§ The task:
Set down, exactly as written, the lines from the top of the data to the line that holds "import seaborn as sns", and omit the pictures.

§ Data segment:
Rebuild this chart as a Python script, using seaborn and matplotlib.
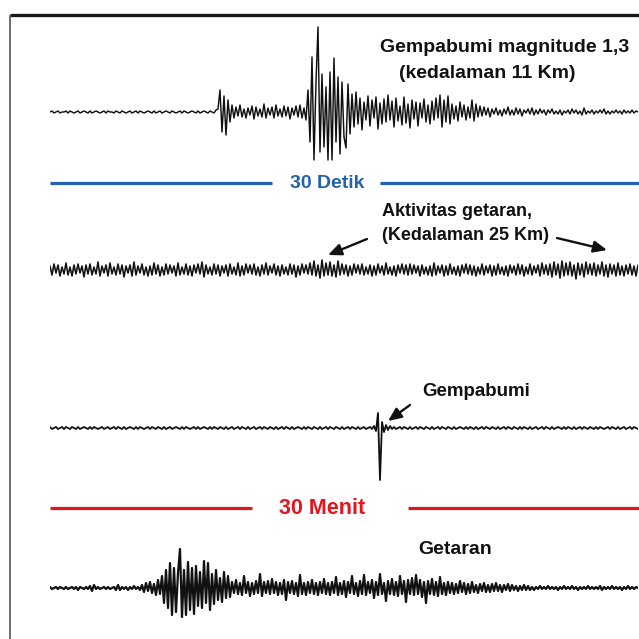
import numpy as np
import pandas as pd
import matplotlib
matplotlib.use("Agg")
import matplotlib.pyplot as plt
import seaborn as sns

# ---------------- data (trace amplitudes, one sample per step) ----------------
trace_quake_sec = [
    0,1,-1,0,1,-1,0,0,1,-1,
    1,0,-1,0,1,-1,0,1,0,-1,
    1,-1,0,1,0,-1,0,1,-1,1,
    0,0,-1,1,0,-1,1,0,-1,0,
    1,-1,0,1,-1,1,0,-1,0,1,
    0,-1,1,-1,0,1,-1,0,1,0,
    -1,1,0,-1,0,1,-1,1,0,-1,
    0,1,0,-1,1,-1,0,1,0,-1,
    1,0,-1,2,
    3,22,-20,16,-23,12,-10,7,
    -6,5,-4,7,-5,3,-6,4,-3,6,-7,5,-4,3,-5,8,-6,4,-3,5,-6,7,-4,3,-5,6,-4,5,-7,4,-3,6,-5,7,-6,4,-8,
    22,-30,55,-48,30,85,-40,38,-35,25,-48,40,-48,54,-30,35,-42,30,-25,-36,28,-22,
    18,-15,20,-12,14,-18,10,-8,16,-14,
    12,-6,15,-17,9,-12,13,-10,17,-8,
    11,-15,14,-9,6,-13,15,-11,8,-16,
    12,-7,10,-14,9,-6,13,-10,7,-12,
    11,-8,14,-6,17,-15,12,-10,16,-12,
    8,-7,6,-9,10,-5,7,-8,5,-6,
    12,-9,8,-5,6,
    -4,5,-3,4,-5,3,-2,4,-3,2,
    -4,3,-2,5,-3,2,-3,4,-2,3,
    -4,2,-1,3,-2,4,-3,2,-2,3,
    -1,2,-3,2,-1,3,-2,1,-2,2,
    -3,1,-1,2,-2,3,-1,2,-2,1,
    -3,4,-2,1,-1,2,-2,1,-1,2,
    -1,3,-2,1,-2,1,-1,2,-1,1,
    -2,2,-1,1,-1,2,-1,1,0,
]

trace_tremor_sec = [
    4,-5,6,-3,5,-6,3,-4,7,-5,
    3,-6,5,-4,6,-3,4,-7,5,-4,
    6,-5,3,-4,8,-6,4,-3,5,-6,
    7,-4,3,-5,6,-4,5,-7,4,-3,
    5,-6,8,-5,4,-3,6,-5,3,-6,
    4,-5,7,-4,5,-6,3,-5,6,-4,
    5,-3,4,-6,7,-5,3,-4,6,-5,
    4,-6,5,-3,6,-4,8,-7,5,-4,
    3,-5,6,-4,5,-6,4,-3,5,-6,
    6,-4,3,-5,7,-6,4,-5,6,-3,
    5,-4,6,-5,3,-6,5,-4,7,-5,
    4,-3,6,-5,4,-6,5,-4,3,-5,
    6,-4,5,-7,4,-5,6,-3,5,-4,
    7,-5,9,-6,5,-8,10,-6,7,-5,
    8,-6,5,-7,9,-5,6,-4,5,-6,
    4,-5,6,-3,5,-4,6,-5,3,-4,
    5,-6,4,-5,6,-3,4,-5,7,-4,
    3,-5,4,-6,5,-3,6,-4,5,-5,
    6,-4,5,-3,4,-6,5,-4,3,-5,
    4,-6,7,-5,4,-3,5,-6,4,-5,
    6,-4,3,-5,4,-6,5,-3,6,-4,
    5,-5,4,-6,3,-4,6,-5,4,-3,
    5,-6,4,-5,6,-4,3,-5,4,-6,
    5,-3,4,-5,6,-4,5,-6,3,-4,
    6,-5,4,-3,5,-6,7,-4,5,-5,
    6,-7,8,-5,6,-8,9,-6,7,-5,
    8,-6,5,-9,7,-5,6,-7,8,-4,
    6,-5,7,-6,5,-4,8,-6,5,-7,
    6,-4,5,-6,7,-5,4,-6,5,-4,
    6,-5,4,-6,5,
]

trace_quake_min = [
    1,-1,0,1,-1,0,1,-1,1,0,
    -1,1,0,-1,1,-1,0,1,0,-1,
    1,-1,1,0,-1,0,1,-1,0,1,
    -1,0,1,-1,1,0,-1,1,-1,0,
    1,0,-1,1,-1,1,0,-1,0,1,
    -1,1,0,-1,1,0,-1,1,-1,0,
    1,-1,0,1,0,-1,1,-1,1,0,
    -1,0,1,-1,1,-1,0,1,0,-1,
    1,-1,1,0,-1,1,0,-1,1,-1,
    0,1,-1,0,1,-1,1,0,-1,1,
    -1,0,1,-1,0,1,-1,1,0,-1,
    1,0,-1,1,-1,0,1,-1,1,0,
    -1,1,-1,0,1,0,-1,1,-1,1,
    0,-1,1,0,-1,1,-1,0,1,-1,
    1,0,-1,1,0,-1,1,-1,0,1,
    -1,1,0,-1,1,-1,0,1,-1,0,
    1,-1,2,-3,15,-52,6,-4,3,-2,
    2,-1,1,-1,0,1,-1,1,0,-1,
    1,-1,0,1,-1,1,0,-1,1,0,
    -1,1,-1,0,1,-1,1,0,-1,1,
    0,-1,1,-1,0,1,0,-1,1,-1,
    1,0,-1,1,-1,0,1,-1,1,0,
    -1,1,0,-1,1,-1,0,1,-1,1,
    0,-1,1,0,-1,1,-1,1,0,-1,
    1,-1,0,1,-1,0,1,-1,1,0,
    -1,1,-1,0,1,0,-1,1,-1,1,
    0,-1,1,-1,0,1,-1,1,0,-1,
    1,0,-1,1,-1,1,0,-1,0,1,
    -1,1,0,-1,1,-1,0,1,-1,0,
    1,-1,1,0,-1,
]

trace_tremor_min = [
    1,-1,0,1,-1,1,0,-1,1,-1,
    0,1,-1,1,-2,1,0,-1,1,-1,
    2,-3,3,-1,1,-1,0,1,-1,1,
    -1,0,1,-2,3,-2,1,-1,1,-2,
    1,-1,2,-1,1,-2,
    3,-4,5,-3,6,-5,4,-7,8,-6,
    12,-15,18,-20,25,-27,20,-24,15,39,
    -29,18,-27,26,-22,20,-26,22,-18,16,
    -20,27,-15,25,-22,14,-16,18,-12,10,
    -14,16,-10,12,-9,
    6,-5,8,-6,5,-7,12,-5,6,-8,
    5,-6,7,-5,14,-8,6,-5,7,-6,
    9,-5,6,-7,5,-6,8,-12,6,-5,
    7,-6,5,-8,13,-6,5,-7,6,-5,
    8,-6,5,-7,6,-5,9,-6,5,-7,
    6,-5,11,-7,5,-6,7,-9,6,-5,
    12,-6,5,-8,7,-6,13,-7,6,-5,
    8,-10,6,-7,14,-6,5,-13,7,-6,
    9,-7,6,-8,12,-6,7,-14,8,-6,
    10,-7,13,-6,8,-9,6,-15,7,-6,
    9,-7,6,-8,11,-6,5,-7,6,-5,
    5,-6,4,-5,7,-4,5,-6,4,-5,
    6,-4,3,-5,4,-3,5,-4,3,-4,
    4,-3,5,-3,3,-4,3,-2,4,-3,
    3,-2,2,-3,2,-2,3,-2,2,-2,
    1,-2,1,-1,2,-1,1,-1,2,-1,
    1,-1,1,-2,1,-1,2,-1,1,-1,
    2,-1,1,-2,1,-1,1,-1,2,-1,
    1,-1,1,-1,2,-2,1,-1,1,-1,
    2,-1,1,-1,1,-2,1,-1,2,-1,
    1,-1,1,0,
]

labels_top = ["Gempabumi magnitude 1,3", "(kedalaman 11 Km)"]
labels_tremor = ["Aktivitas getaran,", "(Kedalaman 25 Km)"]
label_quake = "Gempabumi"
label_tremor = "Getaran"
scale_sec = "30 Detik"
scale_min = "30 Menit"

# ---------------- layout ----------------
sns.set_style("white")
plt.rcParams["font.family"] = ["Liberation Sans", "DejaVu Sans"]

W = H = 639
fig = plt.figure(figsize=(6.39, 6.39), dpi=100)
fig.patch.set_facecolor("white")

# annotation layer in pixel coordinates
ax0 = fig.add_axes([0, 0, 1, 1])
ax0.set_xlim(0, W)
ax0.set_ylim(H, 0)
ax0.axis("off")

# frame
ax0.plot([10, W], [15, 15], color="#1a1a1a", lw=2.4, solid_capstyle="butt")
ax0.plot([10, 10], [15, H], color="#555555", lw=1.2, solid_capstyle="butt")

# scale bars
blue = "#2461ad"
red = "#e3161d"
ax0.plot([50, 272], [183, 183], color=blue, lw=2.3, solid_capstyle="butt")
ax0.plot([380, W], [183, 183], color=blue, lw=2.3, solid_capstyle="butt")
ax0.text(327, 184, scale_sec, color=blue, fontsize=14, fontweight="bold",
         ha="center", va="center")
ax0.plot([50, 252], [508, 508], color=red, lw=2.3, solid_capstyle="butt")
ax0.plot([408, W], [508, 508], color=red, lw=2.3, solid_capstyle="butt")
ax0.text(322, 509, scale_min, color=red, fontsize=15.5, fontweight="bold",
         ha="center", va="center")

# labels
txt = dict(color="#111111", fontweight="bold")
ax0.text(505, 47, labels_top[0], fontsize=14, ha="center", va="center", **txt)
ax0.text(487, 73, labels_top[1], fontsize=14, ha="center", va="center", **txt)
ax0.text(382, 212, labels_tremor[0], fontsize=13, ha="left", va="center", **txt)
ax0.text(382, 236, labels_tremor[1], fontsize=13, ha="left", va="center", **txt)
ax0.text(476, 392, label_quake, fontsize=13.5, ha="center", va="center", **txt)
ax0.text(455, 549, label_tremor, fontsize=14, ha="center", va="center", **txt)

arrow = dict(arrowstyle="-|>,head_length=0.8,head_width=0.35", color="#111111", lw=1.7,
             shrinkA=0, shrinkB=0)
ax0.annotate("", xy=(328, 255), xytext=(367, 239), arrowprops=arrow)
ax0.annotate("", xy=(607, 250), xytext=(557, 238), arrowprops=arrow)
ax0.annotate("", xy=(388, 421), xytext=(410, 405), arrowprops=arrow)

# traces, each on its own transparent axes (1 amplitude unit = 1 px)
traces = [
    (trace_quake_sec, 112, 1.05),
    (trace_tremor_sec, 270, 1.15),
    (trace_quake_min, 428, 1.3),
    (trace_tremor_min, 588, 1.6),
]
x_left, x_right = 50, 638
half = 90
for values, base, lw in traces:
    n = len(values)
    df = pd.DataFrame({"sample": np.arange(n), "amp": values})
    ax = fig.add_axes([x_left / W, (H - base - half) / H,
                       (x_right - x_left) / W, 2 * half / H])
    ax.patch.set_alpha(0)
    sns.lineplot(data=df, x="sample", y="amp", ax=ax, color="#111111",
                 lw=lw, estimator=None, sort=False)
    ax.set_xlim(0, n - 1)
    ax.set_ylim(-half, half)
    ax.axis("off")

fig.savefig("out.png", dpi=100, facecolor="white")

§ Result of this exercise:
Rebuild this chart as a Python script, using seaborn and matplotlib.
import numpy as np
import pandas as pd
import matplotlib
matplotlib.use("Agg")
import matplotlib.pyplot as plt
import seaborn as sns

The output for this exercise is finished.